Stored dataset items

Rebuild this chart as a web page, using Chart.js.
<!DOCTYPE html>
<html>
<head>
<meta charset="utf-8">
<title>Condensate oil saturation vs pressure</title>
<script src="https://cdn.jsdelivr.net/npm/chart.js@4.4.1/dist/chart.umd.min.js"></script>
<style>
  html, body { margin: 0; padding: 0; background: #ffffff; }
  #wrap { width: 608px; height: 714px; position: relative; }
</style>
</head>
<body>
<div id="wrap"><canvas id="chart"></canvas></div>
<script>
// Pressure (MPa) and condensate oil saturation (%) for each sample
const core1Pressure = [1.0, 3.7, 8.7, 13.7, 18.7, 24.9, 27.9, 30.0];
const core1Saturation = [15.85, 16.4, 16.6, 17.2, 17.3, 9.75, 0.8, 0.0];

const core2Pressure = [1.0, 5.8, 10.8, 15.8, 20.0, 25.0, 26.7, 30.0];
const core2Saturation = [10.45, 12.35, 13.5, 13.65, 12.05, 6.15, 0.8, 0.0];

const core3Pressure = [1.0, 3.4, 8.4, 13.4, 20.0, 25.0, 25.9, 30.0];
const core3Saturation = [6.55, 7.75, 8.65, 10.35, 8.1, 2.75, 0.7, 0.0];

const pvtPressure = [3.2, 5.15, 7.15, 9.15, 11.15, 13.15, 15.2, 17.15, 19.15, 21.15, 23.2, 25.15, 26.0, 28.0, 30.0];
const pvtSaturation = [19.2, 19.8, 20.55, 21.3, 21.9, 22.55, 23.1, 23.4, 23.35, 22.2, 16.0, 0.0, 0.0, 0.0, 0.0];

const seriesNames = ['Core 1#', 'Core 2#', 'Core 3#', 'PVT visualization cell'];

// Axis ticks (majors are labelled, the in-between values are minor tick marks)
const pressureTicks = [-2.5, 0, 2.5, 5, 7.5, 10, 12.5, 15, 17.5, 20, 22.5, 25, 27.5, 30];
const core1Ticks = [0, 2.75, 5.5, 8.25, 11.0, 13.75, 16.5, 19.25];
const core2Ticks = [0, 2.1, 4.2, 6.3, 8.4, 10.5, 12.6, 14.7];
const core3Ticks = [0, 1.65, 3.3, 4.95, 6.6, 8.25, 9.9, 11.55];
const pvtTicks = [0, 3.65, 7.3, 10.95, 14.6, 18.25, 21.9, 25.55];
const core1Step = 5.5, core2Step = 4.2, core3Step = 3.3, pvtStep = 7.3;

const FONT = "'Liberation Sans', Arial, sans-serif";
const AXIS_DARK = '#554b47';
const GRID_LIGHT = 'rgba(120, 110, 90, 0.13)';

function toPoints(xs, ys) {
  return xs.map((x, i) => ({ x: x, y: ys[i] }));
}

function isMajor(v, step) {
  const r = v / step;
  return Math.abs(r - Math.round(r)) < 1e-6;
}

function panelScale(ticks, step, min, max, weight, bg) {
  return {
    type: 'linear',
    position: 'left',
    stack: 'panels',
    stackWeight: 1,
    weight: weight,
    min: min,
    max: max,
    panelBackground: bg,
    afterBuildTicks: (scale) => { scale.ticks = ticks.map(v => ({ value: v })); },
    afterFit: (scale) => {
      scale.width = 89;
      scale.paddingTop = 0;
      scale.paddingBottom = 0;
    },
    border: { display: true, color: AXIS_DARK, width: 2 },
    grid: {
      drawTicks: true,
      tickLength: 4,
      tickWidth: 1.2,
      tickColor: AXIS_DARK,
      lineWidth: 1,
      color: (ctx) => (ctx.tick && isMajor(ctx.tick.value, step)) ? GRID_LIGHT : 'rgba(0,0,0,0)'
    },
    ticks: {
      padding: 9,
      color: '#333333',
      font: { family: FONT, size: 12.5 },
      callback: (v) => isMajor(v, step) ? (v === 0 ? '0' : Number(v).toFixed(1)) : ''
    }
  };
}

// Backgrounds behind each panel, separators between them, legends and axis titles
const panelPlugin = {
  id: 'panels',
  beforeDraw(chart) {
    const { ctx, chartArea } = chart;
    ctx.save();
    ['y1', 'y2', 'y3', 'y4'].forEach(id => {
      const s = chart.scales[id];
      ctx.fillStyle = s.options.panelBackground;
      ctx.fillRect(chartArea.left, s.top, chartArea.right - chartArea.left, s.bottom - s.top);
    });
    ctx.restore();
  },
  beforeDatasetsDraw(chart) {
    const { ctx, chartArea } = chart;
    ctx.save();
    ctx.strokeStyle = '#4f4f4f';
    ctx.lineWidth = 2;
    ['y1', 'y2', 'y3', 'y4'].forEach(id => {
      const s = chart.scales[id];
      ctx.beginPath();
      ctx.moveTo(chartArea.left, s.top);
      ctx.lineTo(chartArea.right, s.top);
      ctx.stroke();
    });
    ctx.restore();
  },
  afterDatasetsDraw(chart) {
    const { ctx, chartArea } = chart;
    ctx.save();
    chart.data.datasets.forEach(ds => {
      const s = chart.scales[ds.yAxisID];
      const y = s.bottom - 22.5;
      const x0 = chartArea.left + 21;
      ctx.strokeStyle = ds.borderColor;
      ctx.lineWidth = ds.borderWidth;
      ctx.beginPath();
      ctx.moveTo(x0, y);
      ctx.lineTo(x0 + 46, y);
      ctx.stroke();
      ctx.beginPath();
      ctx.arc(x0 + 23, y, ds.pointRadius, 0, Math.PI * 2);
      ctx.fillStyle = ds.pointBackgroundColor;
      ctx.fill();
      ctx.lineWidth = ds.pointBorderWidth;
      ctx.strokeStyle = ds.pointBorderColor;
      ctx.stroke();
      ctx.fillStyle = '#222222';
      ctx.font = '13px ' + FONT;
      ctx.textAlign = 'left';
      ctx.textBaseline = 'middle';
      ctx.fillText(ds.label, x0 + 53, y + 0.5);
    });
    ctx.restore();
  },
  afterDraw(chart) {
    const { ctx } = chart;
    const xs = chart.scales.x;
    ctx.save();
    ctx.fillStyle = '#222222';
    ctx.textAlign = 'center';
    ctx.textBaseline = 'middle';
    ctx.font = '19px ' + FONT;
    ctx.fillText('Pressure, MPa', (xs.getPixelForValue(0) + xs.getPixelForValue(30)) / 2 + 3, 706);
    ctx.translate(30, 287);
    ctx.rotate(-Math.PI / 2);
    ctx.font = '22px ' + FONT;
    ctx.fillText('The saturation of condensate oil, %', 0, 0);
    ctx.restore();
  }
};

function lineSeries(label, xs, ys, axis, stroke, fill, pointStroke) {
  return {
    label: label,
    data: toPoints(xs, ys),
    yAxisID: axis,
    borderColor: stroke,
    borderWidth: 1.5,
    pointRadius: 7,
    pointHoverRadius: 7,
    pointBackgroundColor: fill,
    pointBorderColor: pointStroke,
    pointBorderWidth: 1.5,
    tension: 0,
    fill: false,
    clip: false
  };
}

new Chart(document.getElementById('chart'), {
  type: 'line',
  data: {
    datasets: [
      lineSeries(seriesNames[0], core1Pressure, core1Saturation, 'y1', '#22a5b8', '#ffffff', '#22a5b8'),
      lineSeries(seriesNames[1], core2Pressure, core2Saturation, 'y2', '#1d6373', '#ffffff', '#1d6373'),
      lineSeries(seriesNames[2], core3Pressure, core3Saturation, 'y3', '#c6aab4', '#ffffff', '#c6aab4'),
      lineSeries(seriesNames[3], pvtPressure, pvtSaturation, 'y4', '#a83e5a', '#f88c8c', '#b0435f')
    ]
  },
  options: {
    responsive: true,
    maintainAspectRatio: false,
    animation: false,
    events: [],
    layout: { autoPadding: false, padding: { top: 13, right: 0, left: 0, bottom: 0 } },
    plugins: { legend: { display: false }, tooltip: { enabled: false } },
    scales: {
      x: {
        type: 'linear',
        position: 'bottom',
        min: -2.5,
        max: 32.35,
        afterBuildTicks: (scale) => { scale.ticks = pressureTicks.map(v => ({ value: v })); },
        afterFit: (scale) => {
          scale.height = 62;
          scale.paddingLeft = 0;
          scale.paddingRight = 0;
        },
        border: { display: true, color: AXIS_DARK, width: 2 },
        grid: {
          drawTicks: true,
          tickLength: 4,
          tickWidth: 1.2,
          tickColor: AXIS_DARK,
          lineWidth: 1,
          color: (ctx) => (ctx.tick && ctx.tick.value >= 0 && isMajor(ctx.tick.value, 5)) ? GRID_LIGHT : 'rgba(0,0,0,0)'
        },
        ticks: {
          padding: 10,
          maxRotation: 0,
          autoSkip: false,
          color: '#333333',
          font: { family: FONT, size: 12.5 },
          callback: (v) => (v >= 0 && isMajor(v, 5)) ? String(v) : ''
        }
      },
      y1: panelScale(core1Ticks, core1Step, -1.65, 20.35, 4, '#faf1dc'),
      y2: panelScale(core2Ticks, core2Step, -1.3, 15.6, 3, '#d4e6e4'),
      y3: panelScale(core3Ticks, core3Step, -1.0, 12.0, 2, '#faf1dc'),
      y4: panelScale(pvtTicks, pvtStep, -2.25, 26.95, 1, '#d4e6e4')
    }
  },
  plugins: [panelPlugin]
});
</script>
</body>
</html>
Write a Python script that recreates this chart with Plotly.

# [DIRECTION]
Return nothing but the lines from the first line of the listing through the line with "6.15, 0.8, 0.0];", please, keeping every one of them unchanged.

# [RESULT OF THIS TASK]
Rebuild this chart as a web page, using Chart.js.
<!DOCTYPE html>
<html>
<head>
<meta charset="utf-8">
<title>Condensate oil saturation vs pressure</title>
<script src="https://cdn.jsdelivr.net/npm/chart.js@4.4.1/dist/chart.umd.min.js"></script>
<style>
  html, body { margin: 0; padding: 0; background: #ffffff; }
  #wrap { width: 608px; height: 714px; position: relative; }
</style>
</head>
<body>
<div id="wrap"><canvas id="chart"></canvas></div>
<script>
// Pressure (MPa) and condensate oil saturation (%) for each sample
const core1Pressure = [1.0, 3.7, 8.7, 13.7, 18.7, 24.9, 27.9, 30.0];
const core1Saturation = [15.85, 16.4, 16.6, 17.2, 17.3, 9.75, 0.8, 0.0];

const core2Pressure = [1.0, 5.8, 10.8, 15.8, 20.0, 25.0, 26.7, 30.0];
const core2Saturation = [10.45, 12.35, 13.5, 13.65, 12.05, 6.15, 0.8, 0.0];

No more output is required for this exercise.